Qualquer nova inserção internacional do Brasil, portanto, passará por uma revisão profunda dessa relação com o meio ambiente e assessores do novo governo sabem disso. Mas apenas adotar um novo discurso não será suficiente. O mundo vai cobrar do novo governo, a cada mês, resultados concretos para a redução do desmatamento.

Ciente dessa pressão, Lula costura um "tratamento de choque" internacional. De um lado, quer criar uma aliança com outros países emergentes para a defesa das florestas, com recursos dos países ricos e uma ampla cooperação internacional. Sua equipe também planeja sediar no Brasil uma conferência sobre o clima. Uma possibilidade poderia ser levar ao país a COP30 (Conferência da ONU sobre o Clima), em 2025.

Lula, de fato, usou seu primeiro discurso para deixar claro que a questão ambiental está entre suas prioridades. "O Brasil está pronto para retomar o seu protagonismo na luta contra a crise climática, protegendo todos os nossos biomas, sobretudo a floresta Amazônica", disse.
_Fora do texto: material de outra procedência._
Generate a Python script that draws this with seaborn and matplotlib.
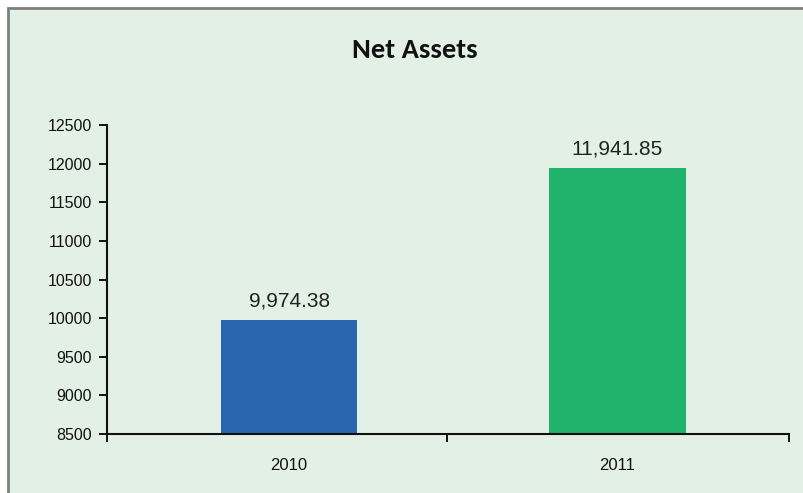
import matplotlib
matplotlib.use("Agg")
import matplotlib.pyplot as plt
from matplotlib.patches import Rectangle
import seaborn as sns
import pandas as pd

years = ["2010", "2011"]
net_assets = [9974.38, 11941.85]
bar_colors = ["#2a66b0", "#21b36c"]
y_ticks = [8500, 9000, 9500, 10000, 10500, 11000, 11500, 12000, 12500]

sns.set_theme(style="white")
plt.rcParams["font.family"] = ["Liberation Sans", "DejaVu Sans"]

panel_bg = "#e2f0e6"
fig = plt.figure(figsize=(8.04, 4.93), dpi=100, facecolor="white")

# light green panel with a grey frame on the visible edges
fig.patches.append(Rectangle((8 / 804, -0.05), 1.1, 1.05 - 8 / 493,
                             transform=fig.transFigure, facecolor=panel_bg,
                             edgecolor="#7f7f7f", linewidth=2, zorder=-10))

ax = fig.add_axes([107 / 804, 1 - 434 / 493, (789 - 107) / 804, (434 - 125) / 493])
ax.set_facecolor("none")
ax.set_zorder(5)

df = pd.DataFrame({"year": years, "value": net_assets})
sns.barplot(data=df, x="year", y="value", hue="year", palette=bar_colors,
            legend=False, width=0.417, saturation=1, linewidth=0, ax=ax, zorder=2)

for cont, v in zip(ax.containers, net_assets):
    ax.bar_label(cont, labels=[f"{v:,.2f}"], padding=7, fontsize=15, color="#222222")

ax.set_ylim(8500, 12500)
ax.set_yticks(y_ticks)
ax.set_yticklabels([str(t) for t in y_ticks], fontsize=11.5, color="#111111")
x_left, x_right = -0.555, 1.524
ax.set_xlim(x_left, x_right)

# category separators as major ticks, year labels as minor ticks
ax.set_xticks([x_left, 0.482, x_right])
ax.set_xticklabels(["", "", ""])
ax.set_xticks([0, 1], minor=True)
ax.set_xticklabels(years, minor=True, fontsize=12, color="#111111")
ax.tick_params(axis="x", which="major", direction="out", length=6, width=1.4,
               color="#111111", bottom=True)
ax.tick_params(axis="x", which="minor", length=0, pad=17)
ax.tick_params(axis="y", direction="out", length=6, width=1.4, color="#111111",
               left=True, pad=5)

for side in ["top", "right"]:
    ax.spines[side].set_visible(False)
for side in ["left", "bottom"]:
    ax.spines[side].set_color("#111111")
    ax.spines[side].set_linewidth(1.5)
ax.set_xlabel("")
ax.set_ylabel("")

fig.text(415 / 804, 1 - 50 / 493, "Net Assets", ha="center", va="center",
         fontsize=20.5, fontweight="bold", color="#111111",
         family=["Carlito", "Liberation Sans Narrow", "DejaVu Sans"])

fig.savefig("out.png", dpi=100, facecolor="white")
"Em nosso governo, fomos capazes de reduzir em 80% o desmatamento da Amazônia, diminuindo de forma considerável a emissão de gases que provocam o aquecimento global. Agora, vamos lutar pelo desmatamento zero da Amazônia. O Brasil e o planeta precisam de uma Amazônia viva", declarou.

Segundo fontes próximas ao presidente eleito, um caminho ainda pode passar por uma nova relação de integração regional. Ao contrário do modelo do final do século 20, o novo processo de aproximação ao restante dos vizinhos não irá se pautar apenas nas questões comerciais, mas também climáticas.

O tema de meio ambiente pode ainda ser usado como o instrumento de uma nova liderança do Brasil entre os emergentes, incluindo africanos e asiáticos. Se há 20 anos foi a questão do acesso aos remédios e o comércio agrícola que catapultou o país ao protagonismo internacional, a avaliação é de que, hoje, esse veículo é o clima.

Para a ONU, o que vem sendo feito pelas grandes economias do mundo não é suficiente para se evitar uma catástrofe climática.